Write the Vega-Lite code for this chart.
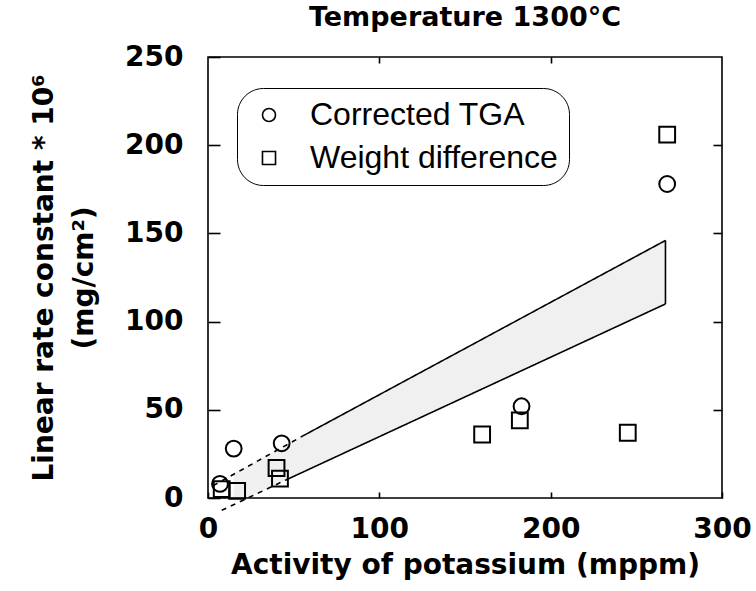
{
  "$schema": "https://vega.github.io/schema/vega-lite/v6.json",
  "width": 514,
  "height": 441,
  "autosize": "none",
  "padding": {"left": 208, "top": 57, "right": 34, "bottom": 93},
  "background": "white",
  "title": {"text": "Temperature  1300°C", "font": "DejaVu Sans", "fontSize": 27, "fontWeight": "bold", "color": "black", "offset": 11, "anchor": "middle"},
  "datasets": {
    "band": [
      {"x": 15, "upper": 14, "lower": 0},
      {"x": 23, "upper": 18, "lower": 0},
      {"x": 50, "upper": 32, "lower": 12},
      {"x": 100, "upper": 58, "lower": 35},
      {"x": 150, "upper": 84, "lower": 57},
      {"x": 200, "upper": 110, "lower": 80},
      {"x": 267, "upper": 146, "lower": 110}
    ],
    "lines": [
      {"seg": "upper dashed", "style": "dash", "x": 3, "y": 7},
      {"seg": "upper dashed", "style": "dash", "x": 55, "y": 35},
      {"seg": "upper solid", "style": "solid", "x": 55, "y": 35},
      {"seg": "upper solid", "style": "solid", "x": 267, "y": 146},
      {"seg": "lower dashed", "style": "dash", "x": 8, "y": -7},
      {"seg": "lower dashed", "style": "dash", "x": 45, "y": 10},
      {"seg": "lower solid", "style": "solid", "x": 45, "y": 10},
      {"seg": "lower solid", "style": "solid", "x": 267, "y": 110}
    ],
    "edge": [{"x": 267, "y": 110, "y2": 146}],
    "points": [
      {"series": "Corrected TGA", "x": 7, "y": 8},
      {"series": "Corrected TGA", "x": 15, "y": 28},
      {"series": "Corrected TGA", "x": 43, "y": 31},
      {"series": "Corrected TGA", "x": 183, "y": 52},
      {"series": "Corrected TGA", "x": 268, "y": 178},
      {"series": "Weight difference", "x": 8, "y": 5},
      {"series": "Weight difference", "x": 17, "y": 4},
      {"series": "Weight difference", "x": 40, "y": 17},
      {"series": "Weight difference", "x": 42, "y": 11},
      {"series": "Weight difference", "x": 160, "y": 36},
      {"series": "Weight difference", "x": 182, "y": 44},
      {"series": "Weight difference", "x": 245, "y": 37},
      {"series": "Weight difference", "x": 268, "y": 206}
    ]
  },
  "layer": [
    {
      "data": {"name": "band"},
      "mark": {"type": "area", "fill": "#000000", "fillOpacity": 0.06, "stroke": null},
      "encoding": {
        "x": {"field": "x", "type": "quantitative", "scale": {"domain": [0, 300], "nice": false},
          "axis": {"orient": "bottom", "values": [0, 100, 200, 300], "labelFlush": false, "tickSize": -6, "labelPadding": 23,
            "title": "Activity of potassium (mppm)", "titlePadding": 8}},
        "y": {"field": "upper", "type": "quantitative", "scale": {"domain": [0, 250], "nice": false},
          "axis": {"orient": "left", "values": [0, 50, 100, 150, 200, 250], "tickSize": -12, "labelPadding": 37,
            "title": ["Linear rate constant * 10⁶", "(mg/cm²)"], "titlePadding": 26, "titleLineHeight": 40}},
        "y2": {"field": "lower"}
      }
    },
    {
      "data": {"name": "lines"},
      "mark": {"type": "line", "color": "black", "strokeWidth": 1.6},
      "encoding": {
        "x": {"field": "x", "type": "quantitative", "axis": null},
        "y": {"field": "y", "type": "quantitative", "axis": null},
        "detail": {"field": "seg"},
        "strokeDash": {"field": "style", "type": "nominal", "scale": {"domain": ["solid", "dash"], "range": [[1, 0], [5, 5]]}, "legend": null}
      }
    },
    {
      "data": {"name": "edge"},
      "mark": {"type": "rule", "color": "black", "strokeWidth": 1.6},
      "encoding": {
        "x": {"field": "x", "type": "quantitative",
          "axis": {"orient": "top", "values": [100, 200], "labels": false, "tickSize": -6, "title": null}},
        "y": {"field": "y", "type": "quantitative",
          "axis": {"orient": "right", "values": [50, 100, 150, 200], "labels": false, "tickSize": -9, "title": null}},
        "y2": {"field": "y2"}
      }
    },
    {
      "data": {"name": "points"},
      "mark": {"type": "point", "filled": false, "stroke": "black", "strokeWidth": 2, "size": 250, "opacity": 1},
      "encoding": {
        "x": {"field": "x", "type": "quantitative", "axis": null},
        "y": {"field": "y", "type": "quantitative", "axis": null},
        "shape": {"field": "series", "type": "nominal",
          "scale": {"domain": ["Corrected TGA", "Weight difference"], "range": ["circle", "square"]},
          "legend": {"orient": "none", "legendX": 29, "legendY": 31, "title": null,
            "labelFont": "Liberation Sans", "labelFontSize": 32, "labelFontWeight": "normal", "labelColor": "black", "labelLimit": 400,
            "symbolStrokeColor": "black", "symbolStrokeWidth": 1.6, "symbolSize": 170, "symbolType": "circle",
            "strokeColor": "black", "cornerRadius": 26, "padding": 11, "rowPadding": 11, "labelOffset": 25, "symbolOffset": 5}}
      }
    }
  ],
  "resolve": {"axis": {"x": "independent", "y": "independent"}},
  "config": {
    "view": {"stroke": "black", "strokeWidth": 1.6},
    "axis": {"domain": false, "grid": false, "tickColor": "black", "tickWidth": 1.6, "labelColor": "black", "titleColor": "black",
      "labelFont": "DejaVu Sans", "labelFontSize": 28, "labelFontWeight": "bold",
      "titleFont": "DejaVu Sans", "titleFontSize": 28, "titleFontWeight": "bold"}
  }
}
--*--
- WRITTEN TASK: Leave the images out, please, and restate each line word for word.

- FULL ANSWER:
Write the Vega-Lite code for this chart.
{
  "$schema": "https://vega.github.io/schema/vega-lite/v6.json",
  "width": 514,
  "height": 441,
  "autosize": "none",
  "padding": {"left": 208, "top": 57, "right": 34, "bottom": 93},
  "background": "white",
  "title": {"text": "Temperature  1300°C", "font": "DejaVu Sans", "fontSize": 27, "fontWeight": "bold", "color": "black", "offset": 11, "anchor": "middle"},
  "datasets": {
    "band": [
      {"x": 15, "upper": 14, "lower": 0},
      {"x": 23, "upper": 18, "lower": 0},
      {"x": 50, "upper": 32, "lower": 12},
      {"x": 100, "upper": 58, "lower": 35},
      {"x": 150, "upper": 84, "lower": 57},
      {"x": 200, "upper": 110, "lower": 80},
      {"x": 267, "upper": 146, "lower": 110}
    ],
    "lines": [
      {"seg": "upper dashed", "style": "dash", "x": 3, "y": 7},
      {"seg": "upper dashed", "style": "dash", "x": 55, "y": 35},
      {"seg": "upper solid", "style": "solid", "x": 55, "y": 35},
      {"seg": "upper solid", "style": "solid", "x": 267, "y": 146},
      {"seg": "lower dashed", "style": "dash", "x": 8, "y": -7},
      {"seg": "lower dashed", "style": "dash", "x": 45, "y": 10},
      {"seg": "lower solid", "style": "solid", "x": 45, "y": 10},
      {"seg": "lower solid", "style": "solid", "x": 267, "y": 110}
    ],
    "edge": [{"x": 267, "y": 110, "y2": 146}],
    "points": [
      {"series": "Corrected TGA", "x": 7, "y": 8},
      {"series": "Corrected TGA", "x": 15, "y": 28},
      {"series": "Corrected TGA", "x": 43, "y": 31},
      {"series": "Corrected TGA", "x": 183, "y": 52},
      {"series": "Corrected TGA", "x": 268, "y": 178},
      {"series": "Weight difference", "x": 8, "y": 5},
      {"series": "Weight difference", "x": 17, "y": 4},
      {"series": "Weight difference", "x": 40, "y": 17},
      {"series": "Weight difference", "x": 42, "y": 11},
      {"series": "Weight difference", "x": 160, "y": 36},
      {"series": "Weight difference", "x": 182, "y": 44},
      {"series": "Weight difference", "x": 245, "y": 37},
      {"series": "Weight difference", "x": 268, "y": 206}
    ]
  },
  "layer": [
    {
      "data": {"name": "band"},
      "mark": {"type": "area", "fill": "#000000", "fillOpacity": 0.06, "stroke": null},
      "encoding": {
        "x": {"field": "x", "type": "quantitative", "scale": {"domain": [0, 300], "nice": false},
          "axis": {"orient": "bottom", "values": [0, 100, 200, 300], "labelFlush": false, "tickSize": -6, "labelPadding": 23,
            "title": "Activity of potassium (mppm)", "titlePadding": 8}},
        "y": {"field": "upper", "type": "quantitative", "scale": {"domain": [0, 250], "nice": false},
          "axis": {"orient": "left", "values": [0, 50, 100, 150, 200, 250], "tickSize": -12, "labelPadding": 37,
            "title": ["Linear rate constant * 10⁶", "(mg/cm²)"], "titlePadding": 26, "titleLineHeight": 40}},
        "y2": {"field": "lower"}
      }
    },
    {
      "data": {"name": "lines"},
      "mark": {"type": "line", "color": "black", "strokeWidth": 1.6},
      "encoding": {
        "x": {"field": "x", "type": "quantitative", "axis": null},
        "y": {"field": "y", "type": "quantitative", "axis": null},
        "detail": {"field": "seg"},
        "strokeDash": {"field": "style", "type": "nominal", "scale": {"domain": ["solid", "dash"], "range": [[1, 0], [5, 5]]}, "legend": null}
      }
    },
    {
      "data": {"name": "edge"},
      "mark": {"type": "rule", "color": "black", "strokeWidth": 1.6},
      "encoding": {
        "x": {"field": "x", "type": "quantitative",
          "axis": {"orient": "top", "values": [100, 200], "labels": false, "tickSize": -6, "title": null}},
        "y": {"field": "y", "type": "quantitative",
          "axis": {"orient": "right", "values": [50, 100, 150, 200], "labels": false, "tickSize": -9, "title": null}},
        "y2": {"field": "y2"}
      }
    },
    {
      "data": {"name": "points"},
      "mark": {"type": "point", "filled": false, "stroke": "black", "strokeWidth": 2, "size": 250, "opacity": 1},
      "encoding": {
        "x": {"field": "x", "type": "quantitative", "axis": null},
        "y": {"field": "y", "type": "quantitative", "axis": null},
        "shape": {"field": "series", "type": "nominal",
          "scale": {"domain": ["Corrected TGA", "Weight difference"], "range": ["circle", "square"]},
          "legend": {"orient": "none", "legendX": 29, "legendY": 31, "title": null,
            "labelFont": "Liberation Sans", "labelFontSize": 32, "labelFontWeight": "normal", "labelColor": "black", "labelLimit": 400,
            "symbolStrokeColor": "black", "symbolStrokeWidth": 1.6, "symbolSize": 170, "symbolType": "circle",
            "strokeColor": "black", "cornerRadius": 26, "padding": 11, "rowPadding": 11, "labelOffset": 25, "symbolOffset": 5}}
      }
    }
  ],
  "resolve": {"axis": {"x": "independent", "y": "independent"}},
  "config": {
    "view": {"stroke": "black", "strokeWidth": 1.6},
    "axis": {"domain": false, "grid": false, "tickColor": "black", "tickWidth": 1.6, "labelColor": "black", "titleColor": "black",
      "labelFont": "DejaVu Sans", "labelFontSize": 28, "labelFontWeight": "bold",
      "titleFont": "DejaVu Sans", "titleFontSize": 28, "titleFontWeight": "bold"}
  }
}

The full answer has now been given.